The E-Con Center is more specialized than most others. Those assigned to it learn how to conduct energy audits of homes and other structures and how to install conservation and solar-energy devices.

Even if he doesn't become a crew leader or other specialist and stay in for another year, Eduardo has a leg up on employment in the growing energy conservation field.

Back at the Bollinger Center, John Oubre talks frankly about the inevitable problems in dealing with groups of young people of varied backgrounds - and opposite sexes. Male and female housing is separate - much more so than in most colleges now - but relationships are bound to develop. Corps members are not permitted to marry and stay in the CCC, but some leave to get married or do so after serving their year.

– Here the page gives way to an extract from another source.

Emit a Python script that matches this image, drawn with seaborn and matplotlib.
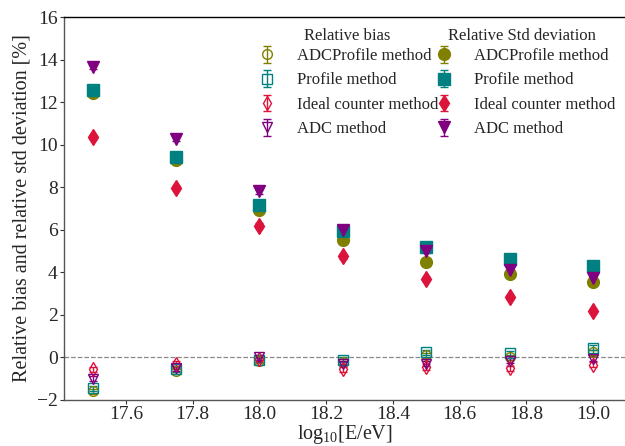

Some men don't know how to treat women, says Oubre, particularly in a situation where they are working side by side at physical tasks. Some women become pregnant and have to be discharged from the corps.

Oubre has found it helpful to have separate sessions for the men and women occasionally ''to try to get them to see the kind of situation they are in, and the pitfalls.''

Pregnancies, ''affairs,'' and other relationships that ''get in the way of work'' have been measurably decreased, he says.

''It's just another learning and growing experience,'' Oubre concludes, and individual responsibility is ''a key, up and down the line,'' from the CCC director to the newest recruit.